Compared with LiDAR and stereoscopic cameras, which use the visible wavelengths of light, millimeter wave radar is relatively unaffected by rain, fog and reflections, giving it an important role to play as an onboard sensor, the company says. Lower-cost sensors are more likely to get deployed.
Using CMOS allows for lower costs and lower power consumption than existing millimeter-wave radar that uses silicon-germanium (SiGe) transceiver chips, but it is more susceptible to noise, particularly in lower frequency ranges.
To fix the noise problem, Fujitsu produced a prototype CMOS transceiver chip that suppresses oscillator noise on the receiver circuit by configuring a frequency-conversion circuit so that it is compatible with the 76-81 GHz band used in automotive millimeter-wave radar. That greatly reduces noise levels found in previously attempted CMOS transceivers, resulting in performance equivalent to or better than current SiGe chips, the company said.
While those efforts continue in Fujitsu's labs--the company anticipates practical applications around the 2018 timeframe--efforts to deploy vehicle-to-vehicle (V2V) and vehicle-to-infrastructure (V2I) are under way on various fronts in the United States. In particular, the 5.9 GHz band is being eyed by car manufacturers and others.
In September, members of the Alliance of Automobile Manufacturers and Association of Global Automakers met separately with FCC officials to provide an update regarding Dedicated Short Range Communications (DSRC) operations in the 5850-5925 MHz (5.9 GHz) band. They also discussed participation by the IEEE Tiger Team exploring the feasibility of unlicensed use of the band.
DSRC is a short-to-medium range protocol that permits very low latency data transfers that are critical in communications-based safety applications. The group points out that safety messages sent to warn drivers must be received without delay or interruption as even fractions of a second delay can reduce the effectiveness of the systems.
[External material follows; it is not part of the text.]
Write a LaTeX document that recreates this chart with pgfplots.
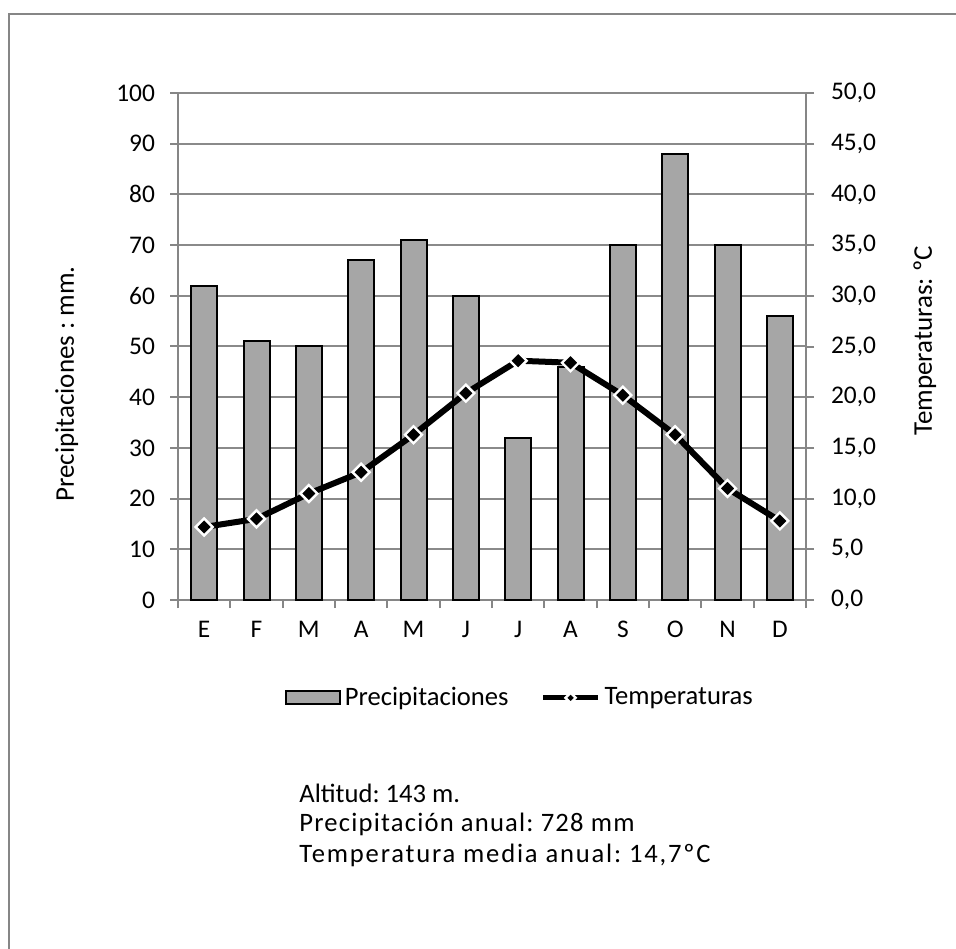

The National Highway Traffic Safety Administration (NHTSA) initiated a rulemaking process with the FCC in August for regulations to mandate DSRC in new vehicles for crash avoidance. Among the materials submitted to support its argument were the results of a study by the University of Michigan Transportation Research Institute (UMTRI), which has been testing connected vehicles as part of the U.S. Department of Transportation's (DOT) Safety Pilot Model Development in Ann Arbor, Mich.
With the help of the Michigan Economic Development Corporation (MEDC), the university's Mobility Transportation Center (MTC) is pursuing a two-year deployment of approximately 3,000 vehicles to create a V2V deployment of 9,000 vehicles in Ann Arbor. The center is also working with the Michigan Department of Transportation (MDOT) and industrial partners to provide sufficient V2I in southeast Michigan to support the deployment of some 20,000 connected vehicles.
The Virginia Tech Transportation Institute (VTTI) also has been tapped to design the delivery integration framework that will allow vehicles to "talk" with drivers and other automobiles on the roadway. Researchers at the institute recently kicked off a study on how to move stop and yield signs, among other posted traffic, from the side of the road into the car itself, where a dashboard screen will automatically alert the driver of what actions to take, if any. The idea is that if no other car is present at an intersection, for example, the driver would be allowed to pass through and go on.
The institute says the project ties directly into its endeavor into connected-vehicle technology, a futuristic intranet-like grid system where smart cars and other vehicles will be able to communicate not only with each other but surrounding infrastructure to help prevent auto crashes and ease congestion. VTTI has a "Virginia smart road" staging area where researchers can test out their ideas.